> **Material provided**:
[START]
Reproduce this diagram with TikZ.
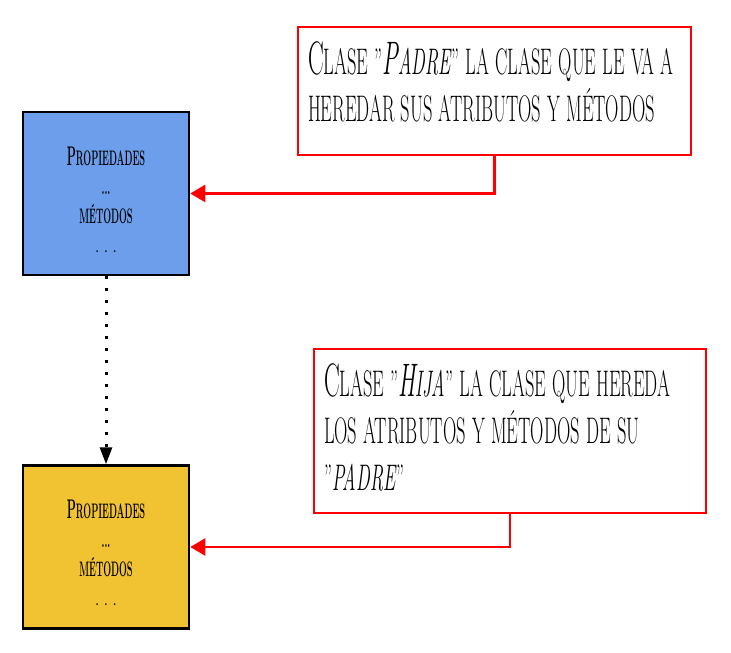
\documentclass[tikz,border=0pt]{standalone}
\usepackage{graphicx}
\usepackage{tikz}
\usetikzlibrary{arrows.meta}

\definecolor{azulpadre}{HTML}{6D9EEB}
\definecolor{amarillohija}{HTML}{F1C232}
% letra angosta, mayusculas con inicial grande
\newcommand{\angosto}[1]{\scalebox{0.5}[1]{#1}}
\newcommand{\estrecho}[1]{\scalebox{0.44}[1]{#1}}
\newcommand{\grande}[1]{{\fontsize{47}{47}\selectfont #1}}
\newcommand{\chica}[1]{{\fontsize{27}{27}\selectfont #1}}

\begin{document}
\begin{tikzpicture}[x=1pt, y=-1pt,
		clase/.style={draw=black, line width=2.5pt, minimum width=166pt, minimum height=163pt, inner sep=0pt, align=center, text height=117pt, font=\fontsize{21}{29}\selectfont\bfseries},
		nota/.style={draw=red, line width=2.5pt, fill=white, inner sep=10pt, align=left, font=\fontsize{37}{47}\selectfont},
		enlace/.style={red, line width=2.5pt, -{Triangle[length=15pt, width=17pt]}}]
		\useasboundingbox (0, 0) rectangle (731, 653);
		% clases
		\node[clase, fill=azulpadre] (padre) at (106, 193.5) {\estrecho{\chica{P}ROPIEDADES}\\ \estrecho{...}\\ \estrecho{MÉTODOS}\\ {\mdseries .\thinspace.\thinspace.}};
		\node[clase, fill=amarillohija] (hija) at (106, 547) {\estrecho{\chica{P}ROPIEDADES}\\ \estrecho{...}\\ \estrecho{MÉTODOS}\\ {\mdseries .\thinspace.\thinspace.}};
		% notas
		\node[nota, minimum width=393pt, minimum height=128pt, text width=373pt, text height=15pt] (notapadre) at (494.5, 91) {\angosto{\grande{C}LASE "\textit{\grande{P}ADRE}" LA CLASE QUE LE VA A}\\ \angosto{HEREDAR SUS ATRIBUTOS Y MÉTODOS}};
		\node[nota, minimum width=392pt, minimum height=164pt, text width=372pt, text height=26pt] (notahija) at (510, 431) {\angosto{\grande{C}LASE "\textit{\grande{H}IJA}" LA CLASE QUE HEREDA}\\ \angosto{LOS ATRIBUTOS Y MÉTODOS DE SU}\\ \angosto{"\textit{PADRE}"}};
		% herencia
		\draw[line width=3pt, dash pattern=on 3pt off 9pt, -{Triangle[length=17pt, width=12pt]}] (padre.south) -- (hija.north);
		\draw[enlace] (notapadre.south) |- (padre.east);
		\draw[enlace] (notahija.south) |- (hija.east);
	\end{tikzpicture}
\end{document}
[END]
[START]
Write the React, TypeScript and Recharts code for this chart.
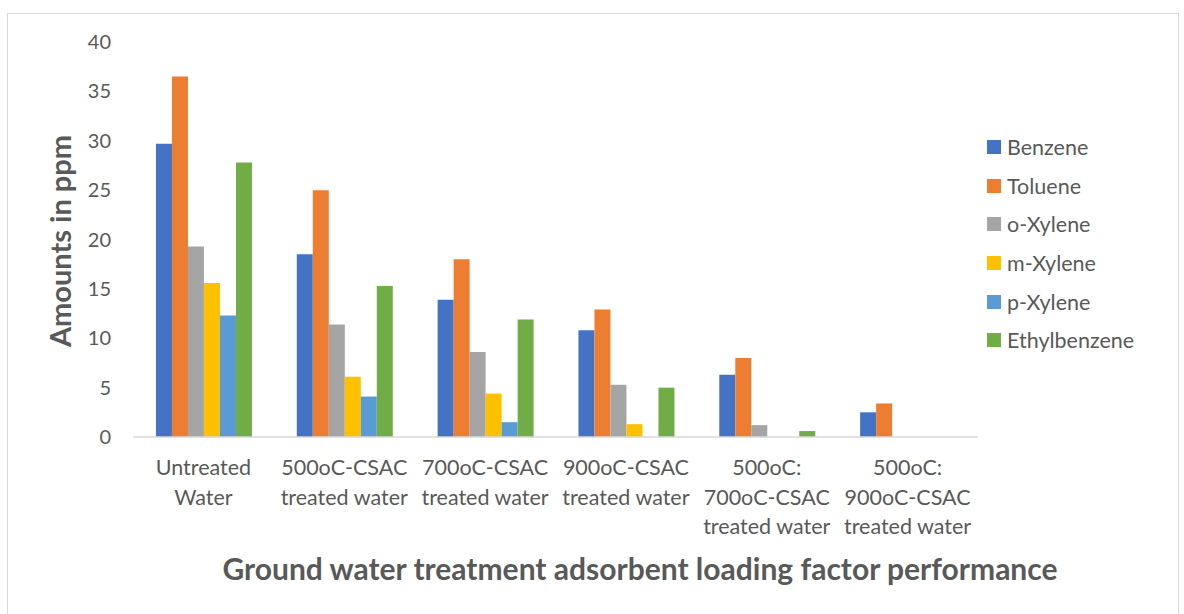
[END]
> **Brief**:
Check each line of the records for the word "this" and extract those that contain it.

> **Output**:
Reproduce this diagram with TikZ.
Write the React, TypeScript and Recharts code for this chart.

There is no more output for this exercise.